The carbon in the atmosphere was six times what it is now. For reference, that is 2,400 parts per million 200 million years ago and 400 parts per million today. Nevertheless, we have an insight as to how weather patterns will slowly change as carbon levels increase. The Amazon rain forest is in the tropics….
A closer analysis that comes from current data suggests that energy in the atmosphere will continue to grow in coming decades. This means weather will have more severe differences between high pressure systems and low pressure systems. Further, big storms like hurricanes, monsoons and shear wind speeds (along with the accompanying tornadoes) will occur more frequently and more intensely.
The weather in Texas and Oklahoma (where much fossil fuel is produced – is there poetic justice here?) this year is not a measure of long term consequences. Individuals often mistake one year’s activity as a trend (consider Jim Inhofe throwing a snowball in Congress, suggesting that global warming is a myth).

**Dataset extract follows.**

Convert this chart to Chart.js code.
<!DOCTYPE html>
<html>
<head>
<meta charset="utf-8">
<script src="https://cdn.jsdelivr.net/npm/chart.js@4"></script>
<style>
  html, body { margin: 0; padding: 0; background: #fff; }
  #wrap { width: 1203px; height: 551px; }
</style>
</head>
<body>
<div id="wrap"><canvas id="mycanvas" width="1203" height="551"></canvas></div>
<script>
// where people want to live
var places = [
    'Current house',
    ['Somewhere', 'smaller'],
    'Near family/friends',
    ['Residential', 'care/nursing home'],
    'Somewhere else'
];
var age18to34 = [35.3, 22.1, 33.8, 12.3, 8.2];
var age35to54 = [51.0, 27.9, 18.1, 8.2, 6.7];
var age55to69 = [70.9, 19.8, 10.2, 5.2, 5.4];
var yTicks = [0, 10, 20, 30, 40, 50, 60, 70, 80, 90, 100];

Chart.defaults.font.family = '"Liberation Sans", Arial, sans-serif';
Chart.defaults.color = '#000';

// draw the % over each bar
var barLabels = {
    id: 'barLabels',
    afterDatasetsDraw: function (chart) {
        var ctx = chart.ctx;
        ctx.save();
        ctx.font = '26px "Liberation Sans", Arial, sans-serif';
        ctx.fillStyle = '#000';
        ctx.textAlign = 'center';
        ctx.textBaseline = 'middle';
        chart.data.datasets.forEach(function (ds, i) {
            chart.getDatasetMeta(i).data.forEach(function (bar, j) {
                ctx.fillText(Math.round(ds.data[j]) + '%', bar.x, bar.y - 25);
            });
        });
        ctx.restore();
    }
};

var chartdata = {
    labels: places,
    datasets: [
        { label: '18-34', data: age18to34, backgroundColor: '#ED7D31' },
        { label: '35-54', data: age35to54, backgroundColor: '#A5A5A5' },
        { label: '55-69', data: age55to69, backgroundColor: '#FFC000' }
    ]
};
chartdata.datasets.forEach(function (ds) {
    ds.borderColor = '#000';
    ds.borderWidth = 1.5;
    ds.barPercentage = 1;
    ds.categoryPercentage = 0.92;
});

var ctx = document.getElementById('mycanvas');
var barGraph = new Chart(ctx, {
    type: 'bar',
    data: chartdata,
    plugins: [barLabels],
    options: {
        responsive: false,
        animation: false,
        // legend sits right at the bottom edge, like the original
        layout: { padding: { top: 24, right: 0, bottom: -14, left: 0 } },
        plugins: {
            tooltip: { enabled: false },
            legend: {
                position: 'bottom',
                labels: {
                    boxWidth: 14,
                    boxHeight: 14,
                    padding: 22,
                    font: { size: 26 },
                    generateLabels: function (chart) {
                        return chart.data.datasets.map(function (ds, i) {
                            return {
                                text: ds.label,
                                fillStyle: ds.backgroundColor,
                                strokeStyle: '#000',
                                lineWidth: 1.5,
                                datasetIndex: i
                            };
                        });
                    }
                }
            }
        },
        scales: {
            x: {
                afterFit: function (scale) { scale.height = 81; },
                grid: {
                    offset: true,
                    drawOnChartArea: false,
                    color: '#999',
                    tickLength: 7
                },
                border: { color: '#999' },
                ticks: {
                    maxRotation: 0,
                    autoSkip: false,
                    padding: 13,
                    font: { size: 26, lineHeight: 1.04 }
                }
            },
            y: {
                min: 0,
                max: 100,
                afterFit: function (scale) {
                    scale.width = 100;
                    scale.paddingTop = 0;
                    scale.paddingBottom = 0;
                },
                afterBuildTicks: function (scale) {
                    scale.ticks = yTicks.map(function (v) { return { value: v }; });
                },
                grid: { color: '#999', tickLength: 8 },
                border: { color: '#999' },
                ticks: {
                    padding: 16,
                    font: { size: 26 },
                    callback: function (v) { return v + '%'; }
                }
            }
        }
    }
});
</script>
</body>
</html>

But the warning flags are up. It will take a long time to bring together enough nations to control Big Oil. It will take decades. All the while, carbon builds in the atmosphere. Even if we humans can live with it (have you seen news clips that show Chinese citizens wearing breathing masks?), the creatures in the oceans cannot. Carbon Dioxide is absorbed from the atmosphere by the ocean. The ocean can only absorb so much Carbon Dioxide before acidity becomes a destructive environment. Coral reefs already are dying at an alarming rate; reefs are the source of life for literally millions of creatures in the oceans.
The mariner, a lover of the ocean and all that is in it, fears the indifference of Homo sapiens. He knows if the oceans die, humans will be extinct. Don’t let computers and technology fool the reader – the Earth is in charge.